Like Liz, I moved here from Gloucestershire. We arrived ten years ago and love it. At first, I felt anxiety about leaving the county of my birth, though I had been schooled for a while in Herefordshire.

I had been brought up by my schoolmaster father (a Cirencester man all his life) to think Gloucestershire greatest. The county tie was strong in our family, as used to be common in Britain.

That matters. If people have an
emotional bond with their area they tend it more lovingly and behave
with greater discretion towards society. Counties go back centuries.
They help to define us.

In
the Seventies, Ted Heath, who preferred European-style regions, tried to
change them. Whitehall continues to resent them, and breaks the country
into statistical zones. Rightly, we ignore them.

As
children we were taught to revere Gloucestershire’s Roman roads, its
cattle markets and implausibly big churches, built on the fortunes of
the wool traders in medieval times.

Ellie Goulding

Richard Hammond

Singer Ellie Goulding (left) grew up in Herefordshire and Richard Hammond (right) now lives in the county

Gloucestershire had cricketing heroes Gilbert Jessop and Wally Hammond. It was the land of rugby front-row forwards such as Mike Burton and Phil Blakeway — whose sideburns would make Bradley Wiggins blush. I sent Burton a fan letter in 1973 and he replied. I walked a foot taller for weeks.

But from the Eighties, the Cotswolds was slowly bent out of shape by developers and gentrifiers. The bigger houses were bought for millions by West London emigres (Chelsea having been annexed by Arabs and Russian oligarchs). Anne ‘Weakest Link’ Robinson was one of the first celebrity arrivals and tales of her imperious demeanour in the Cotswold shops soon spread.

Then came others seeking the Jilly Cooper dream of sex in the shires — tight-buttocked jodhpurs and far-back county accents and honey-stoned cottages and lots of lolly.

My home county became a playground for the Damien Hirsts and the Kates (Moss and Winslet). The late Rosemary Verey’s old vicarage with its classic garden — she advised Prince Charles and Elton John among others on horticulture — in the village of Barnsley was wrenched out of recognition and turned into some ultra-swank hotel for stressy trans-Atlanticists. At weekends in certain parts of Gloucestershire there are more Aston Martins than Land Rovers.

That has not yet happened in Herefordshire and I hope it never will.

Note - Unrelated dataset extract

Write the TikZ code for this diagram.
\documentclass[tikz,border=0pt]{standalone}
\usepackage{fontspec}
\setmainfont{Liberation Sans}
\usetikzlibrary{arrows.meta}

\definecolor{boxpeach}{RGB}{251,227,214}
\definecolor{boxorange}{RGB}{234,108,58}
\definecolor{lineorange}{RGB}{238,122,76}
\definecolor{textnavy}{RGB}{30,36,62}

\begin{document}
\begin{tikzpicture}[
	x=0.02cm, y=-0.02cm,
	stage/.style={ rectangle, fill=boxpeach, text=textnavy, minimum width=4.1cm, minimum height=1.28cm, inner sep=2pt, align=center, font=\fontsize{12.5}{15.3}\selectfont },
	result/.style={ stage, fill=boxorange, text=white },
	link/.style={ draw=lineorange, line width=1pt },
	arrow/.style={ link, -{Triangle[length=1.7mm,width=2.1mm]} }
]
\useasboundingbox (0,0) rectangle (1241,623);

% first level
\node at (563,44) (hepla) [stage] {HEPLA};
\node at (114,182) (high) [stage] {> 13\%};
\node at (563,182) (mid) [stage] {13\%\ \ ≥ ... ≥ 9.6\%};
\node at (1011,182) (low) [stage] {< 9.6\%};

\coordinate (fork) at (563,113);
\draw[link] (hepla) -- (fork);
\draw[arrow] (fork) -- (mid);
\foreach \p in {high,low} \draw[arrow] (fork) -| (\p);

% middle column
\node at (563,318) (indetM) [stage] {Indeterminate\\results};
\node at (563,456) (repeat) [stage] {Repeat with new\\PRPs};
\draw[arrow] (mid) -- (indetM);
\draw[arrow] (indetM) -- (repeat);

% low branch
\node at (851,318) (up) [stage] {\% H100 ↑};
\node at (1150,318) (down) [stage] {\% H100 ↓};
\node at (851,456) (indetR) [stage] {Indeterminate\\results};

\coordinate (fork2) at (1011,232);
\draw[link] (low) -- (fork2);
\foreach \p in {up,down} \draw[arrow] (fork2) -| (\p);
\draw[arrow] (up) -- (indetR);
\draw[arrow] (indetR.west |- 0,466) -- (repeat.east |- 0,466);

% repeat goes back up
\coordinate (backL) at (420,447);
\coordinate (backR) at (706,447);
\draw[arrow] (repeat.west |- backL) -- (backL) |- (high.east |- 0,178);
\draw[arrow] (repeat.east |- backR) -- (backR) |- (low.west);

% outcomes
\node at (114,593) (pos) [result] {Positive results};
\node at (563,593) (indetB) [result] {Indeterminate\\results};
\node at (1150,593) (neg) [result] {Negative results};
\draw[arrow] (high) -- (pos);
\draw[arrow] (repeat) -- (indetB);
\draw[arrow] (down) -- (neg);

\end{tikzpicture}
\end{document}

Mordant diarist Roger Lewis, who has a house in ‘the remote Herefordshire Balkans’, describes his town of Bromyard as ‘the last Ealing comedy town left in existence’, full of ‘grocers, butchers, bakers, a joinery workshop and a champion little boozer called The Rose & Crown where the Morris Men meet’.

Lewis’s local hairdresser once placed a notice on the door saying: 'Closed — due to quietness.'

Herefordshire is putting up a fight against the wreckers of modern Britain. Hereford has not succumbed to skyscrapers and has, I am told, just one foolishly over-priced dress shop.

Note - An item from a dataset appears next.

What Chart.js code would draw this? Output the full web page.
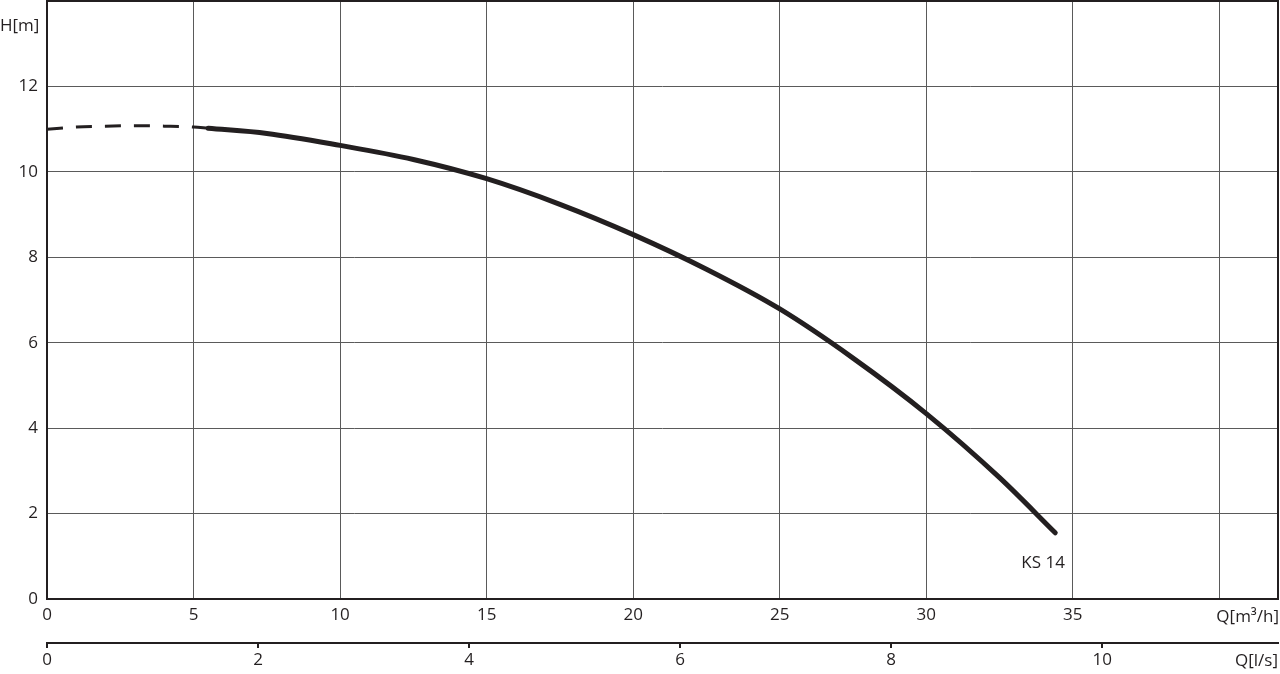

Ledbury has recently seen off some empire-building by Sainsbury’s and is best known for its annual poetry festival. Let’s hope it stays that way.

There were rumours that William and Kate, or Prince Harry, would move into the Harewood End estate owned by Prince Charles’s Duchy of Lancaster. That talk has come to nothing. Prince Harry may have taken a look at the night-life in nearby Ross- on-Wye and decided that karaoke at the Hope & Anchor — congenial though it is, in its own way — is not quite the same as an evening at Boujis in South Kensington.

If Liz Hurley is looking for a frisson she may have to contain herself to the Three Counties Show in Malvern (just over the Worcestershire border).

The annual sheep shearing contest there draws crowds of Herefordshire ladies, eyes a-gleam as they watch hunky farmers in sweaty T-shirts wrestle ewes to the ground.

Mrs Letts never misses it and remains in a state of pink-faced excitement for days afterwards.

Herefordshire is hard to beat, Liz. Just please don’t try to change it.